## Written request
Using the data below, return word for word every line from the one holding "Output the web" down to the one holding "20, 21, 22];". Leave pictures out.

§ §

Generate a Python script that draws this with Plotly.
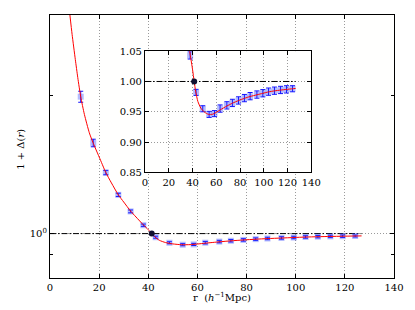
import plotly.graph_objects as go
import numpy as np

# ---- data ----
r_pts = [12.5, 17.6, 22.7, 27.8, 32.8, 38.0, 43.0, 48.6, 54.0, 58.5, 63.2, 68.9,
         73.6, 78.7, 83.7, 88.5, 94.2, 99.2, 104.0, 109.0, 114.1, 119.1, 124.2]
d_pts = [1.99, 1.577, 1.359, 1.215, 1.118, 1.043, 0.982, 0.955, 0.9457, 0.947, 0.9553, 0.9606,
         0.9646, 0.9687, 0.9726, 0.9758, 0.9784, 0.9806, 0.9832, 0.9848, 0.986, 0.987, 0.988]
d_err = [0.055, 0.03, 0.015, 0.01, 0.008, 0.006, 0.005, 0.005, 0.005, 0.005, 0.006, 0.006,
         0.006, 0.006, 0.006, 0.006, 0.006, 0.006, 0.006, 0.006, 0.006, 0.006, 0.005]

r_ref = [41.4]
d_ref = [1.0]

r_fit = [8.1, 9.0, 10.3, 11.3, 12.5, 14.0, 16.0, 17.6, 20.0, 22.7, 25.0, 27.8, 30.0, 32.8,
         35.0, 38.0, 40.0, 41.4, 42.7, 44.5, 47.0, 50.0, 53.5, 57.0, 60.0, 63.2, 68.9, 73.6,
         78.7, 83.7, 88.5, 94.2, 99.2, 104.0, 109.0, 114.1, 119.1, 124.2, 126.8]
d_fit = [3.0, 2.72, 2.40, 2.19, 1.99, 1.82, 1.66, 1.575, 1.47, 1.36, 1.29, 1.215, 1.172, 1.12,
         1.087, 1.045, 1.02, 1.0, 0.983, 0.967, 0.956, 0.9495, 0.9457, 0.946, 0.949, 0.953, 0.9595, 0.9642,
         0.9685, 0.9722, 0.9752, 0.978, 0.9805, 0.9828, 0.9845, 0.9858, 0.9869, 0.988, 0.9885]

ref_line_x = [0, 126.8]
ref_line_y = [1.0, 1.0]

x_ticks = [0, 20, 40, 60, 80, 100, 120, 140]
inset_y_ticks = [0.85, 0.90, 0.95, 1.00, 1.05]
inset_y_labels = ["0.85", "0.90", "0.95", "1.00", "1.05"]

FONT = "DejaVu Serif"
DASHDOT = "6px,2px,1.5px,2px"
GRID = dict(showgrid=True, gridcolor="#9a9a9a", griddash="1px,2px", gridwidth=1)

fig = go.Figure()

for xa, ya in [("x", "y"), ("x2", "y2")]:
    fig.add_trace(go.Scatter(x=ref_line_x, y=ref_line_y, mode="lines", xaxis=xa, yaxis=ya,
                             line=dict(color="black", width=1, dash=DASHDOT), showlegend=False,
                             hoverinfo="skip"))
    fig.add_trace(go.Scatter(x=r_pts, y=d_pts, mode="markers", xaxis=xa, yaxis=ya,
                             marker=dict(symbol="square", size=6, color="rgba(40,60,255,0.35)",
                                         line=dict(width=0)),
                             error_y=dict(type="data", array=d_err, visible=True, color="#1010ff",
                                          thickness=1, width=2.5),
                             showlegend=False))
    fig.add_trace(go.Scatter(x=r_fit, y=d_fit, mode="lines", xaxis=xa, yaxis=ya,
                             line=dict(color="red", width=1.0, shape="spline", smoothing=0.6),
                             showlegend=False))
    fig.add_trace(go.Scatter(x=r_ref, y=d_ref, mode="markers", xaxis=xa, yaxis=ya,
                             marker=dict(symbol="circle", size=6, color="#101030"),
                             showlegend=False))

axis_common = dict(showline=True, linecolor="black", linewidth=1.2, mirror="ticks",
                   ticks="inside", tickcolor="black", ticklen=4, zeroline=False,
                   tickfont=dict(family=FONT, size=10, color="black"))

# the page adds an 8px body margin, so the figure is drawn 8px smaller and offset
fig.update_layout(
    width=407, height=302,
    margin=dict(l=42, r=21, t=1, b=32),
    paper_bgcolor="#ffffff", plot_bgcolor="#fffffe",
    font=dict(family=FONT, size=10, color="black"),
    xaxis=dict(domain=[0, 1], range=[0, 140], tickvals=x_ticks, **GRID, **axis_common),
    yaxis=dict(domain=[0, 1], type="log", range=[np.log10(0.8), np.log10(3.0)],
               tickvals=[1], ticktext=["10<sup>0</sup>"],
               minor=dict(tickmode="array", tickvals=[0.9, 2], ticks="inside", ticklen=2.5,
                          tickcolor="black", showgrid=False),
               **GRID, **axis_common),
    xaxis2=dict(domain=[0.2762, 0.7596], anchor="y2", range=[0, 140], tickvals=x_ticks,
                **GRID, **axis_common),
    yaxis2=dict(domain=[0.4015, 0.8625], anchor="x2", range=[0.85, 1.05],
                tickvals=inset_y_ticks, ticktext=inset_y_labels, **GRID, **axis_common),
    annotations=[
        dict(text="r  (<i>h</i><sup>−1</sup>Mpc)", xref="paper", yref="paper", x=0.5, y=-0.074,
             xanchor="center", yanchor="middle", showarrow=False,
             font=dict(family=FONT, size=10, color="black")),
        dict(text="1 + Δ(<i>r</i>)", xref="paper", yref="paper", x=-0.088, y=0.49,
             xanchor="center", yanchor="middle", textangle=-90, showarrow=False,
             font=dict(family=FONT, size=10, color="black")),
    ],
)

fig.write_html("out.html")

§ §

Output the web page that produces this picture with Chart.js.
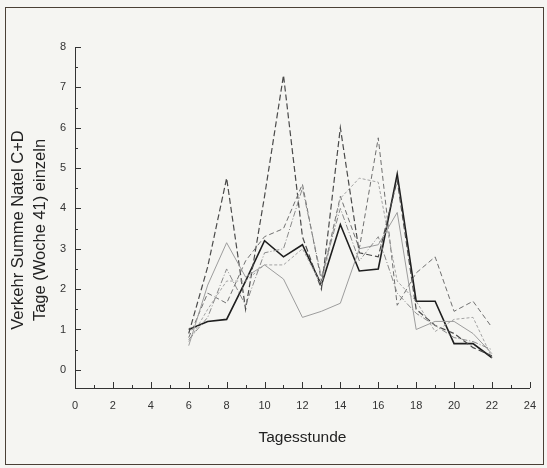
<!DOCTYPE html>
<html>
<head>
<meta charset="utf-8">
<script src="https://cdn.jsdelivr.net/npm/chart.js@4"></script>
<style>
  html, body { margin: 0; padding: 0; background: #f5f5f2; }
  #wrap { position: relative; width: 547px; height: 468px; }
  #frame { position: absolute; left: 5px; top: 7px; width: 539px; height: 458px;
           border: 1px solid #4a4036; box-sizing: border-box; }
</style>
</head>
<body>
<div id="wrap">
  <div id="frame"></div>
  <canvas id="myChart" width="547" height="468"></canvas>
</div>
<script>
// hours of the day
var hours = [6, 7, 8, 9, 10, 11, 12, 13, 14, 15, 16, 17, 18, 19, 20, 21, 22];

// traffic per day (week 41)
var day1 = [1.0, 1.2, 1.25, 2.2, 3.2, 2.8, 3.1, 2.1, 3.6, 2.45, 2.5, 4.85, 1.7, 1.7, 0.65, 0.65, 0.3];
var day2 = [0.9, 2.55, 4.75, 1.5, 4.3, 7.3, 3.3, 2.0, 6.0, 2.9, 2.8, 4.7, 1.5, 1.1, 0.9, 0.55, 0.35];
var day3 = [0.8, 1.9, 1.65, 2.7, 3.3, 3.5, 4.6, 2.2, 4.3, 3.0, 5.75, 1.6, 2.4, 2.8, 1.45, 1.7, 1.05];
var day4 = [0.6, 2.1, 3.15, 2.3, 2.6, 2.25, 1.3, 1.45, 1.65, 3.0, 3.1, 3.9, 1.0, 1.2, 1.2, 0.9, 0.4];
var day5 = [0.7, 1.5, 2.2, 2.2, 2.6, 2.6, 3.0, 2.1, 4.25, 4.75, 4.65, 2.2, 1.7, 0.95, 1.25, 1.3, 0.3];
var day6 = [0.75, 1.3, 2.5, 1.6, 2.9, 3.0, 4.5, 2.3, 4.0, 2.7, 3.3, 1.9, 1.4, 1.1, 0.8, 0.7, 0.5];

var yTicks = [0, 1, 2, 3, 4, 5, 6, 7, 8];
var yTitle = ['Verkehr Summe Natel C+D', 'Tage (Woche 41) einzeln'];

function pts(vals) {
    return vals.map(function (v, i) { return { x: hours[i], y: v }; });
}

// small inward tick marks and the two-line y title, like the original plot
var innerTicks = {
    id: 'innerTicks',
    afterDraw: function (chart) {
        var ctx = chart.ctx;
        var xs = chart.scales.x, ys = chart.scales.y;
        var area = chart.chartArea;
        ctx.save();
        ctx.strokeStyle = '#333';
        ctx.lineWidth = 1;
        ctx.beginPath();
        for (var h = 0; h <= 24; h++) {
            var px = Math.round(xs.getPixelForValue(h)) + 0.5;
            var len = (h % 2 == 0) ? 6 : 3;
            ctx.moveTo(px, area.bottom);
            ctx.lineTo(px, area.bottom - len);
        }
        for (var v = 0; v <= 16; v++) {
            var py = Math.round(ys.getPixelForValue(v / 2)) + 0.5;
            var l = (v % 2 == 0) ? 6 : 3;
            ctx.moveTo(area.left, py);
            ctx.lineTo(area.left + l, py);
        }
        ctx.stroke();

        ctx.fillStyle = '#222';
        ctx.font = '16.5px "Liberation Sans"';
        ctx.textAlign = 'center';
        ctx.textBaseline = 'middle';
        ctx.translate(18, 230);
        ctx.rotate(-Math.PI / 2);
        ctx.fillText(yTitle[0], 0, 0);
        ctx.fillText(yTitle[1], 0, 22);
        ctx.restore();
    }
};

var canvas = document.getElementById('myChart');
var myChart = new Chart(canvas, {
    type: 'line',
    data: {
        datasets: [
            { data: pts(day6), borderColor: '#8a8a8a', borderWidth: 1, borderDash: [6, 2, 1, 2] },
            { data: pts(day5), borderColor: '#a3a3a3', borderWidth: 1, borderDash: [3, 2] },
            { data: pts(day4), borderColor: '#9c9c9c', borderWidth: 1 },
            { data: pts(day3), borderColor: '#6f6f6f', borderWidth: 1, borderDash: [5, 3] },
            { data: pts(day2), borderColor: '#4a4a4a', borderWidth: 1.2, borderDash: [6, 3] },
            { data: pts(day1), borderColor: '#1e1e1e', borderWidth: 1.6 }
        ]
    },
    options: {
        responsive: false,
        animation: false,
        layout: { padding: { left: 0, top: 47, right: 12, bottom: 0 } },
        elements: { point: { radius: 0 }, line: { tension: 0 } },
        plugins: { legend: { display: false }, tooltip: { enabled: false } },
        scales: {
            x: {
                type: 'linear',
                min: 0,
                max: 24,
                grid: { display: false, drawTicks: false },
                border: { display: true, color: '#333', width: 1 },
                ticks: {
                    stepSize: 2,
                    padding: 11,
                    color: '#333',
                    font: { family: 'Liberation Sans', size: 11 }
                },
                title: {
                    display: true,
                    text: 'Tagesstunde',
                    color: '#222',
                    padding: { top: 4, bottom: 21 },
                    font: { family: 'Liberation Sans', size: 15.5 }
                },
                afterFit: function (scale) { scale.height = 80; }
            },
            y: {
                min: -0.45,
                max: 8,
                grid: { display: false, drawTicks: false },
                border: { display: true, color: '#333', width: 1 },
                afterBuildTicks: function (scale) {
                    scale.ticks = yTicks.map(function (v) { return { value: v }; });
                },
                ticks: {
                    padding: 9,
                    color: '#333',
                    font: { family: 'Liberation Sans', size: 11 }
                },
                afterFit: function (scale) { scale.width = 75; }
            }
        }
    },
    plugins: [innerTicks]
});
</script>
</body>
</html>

§ §

## Final result
Output the web page that produces this picture with Chart.js.
<!DOCTYPE html>
<html>
<head>
<meta charset="utf-8">
<script src="https://cdn.jsdelivr.net/npm/chart.js@4"></script>
<style>
  html, body { margin: 0; padding: 0; background: #f5f5f2; }
  #wrap { position: relative; width: 547px; height: 468px; }
  #frame { position: absolute; left: 5px; top: 7px; width: 539px; height: 458px;
           border: 1px solid #4a4036; box-sizing: border-box; }
</style>
</head>
<body>
<div id="wrap">
  <div id="frame"></div>
  <canvas id="myChart" width="547" height="468"></canvas>
</div>
<script>
// hours of the day
var hours = [6, 7, 8, 9, 10, 11, 12, 13, 14, 15, 16, 17, 18, 19, 20, 21, 22];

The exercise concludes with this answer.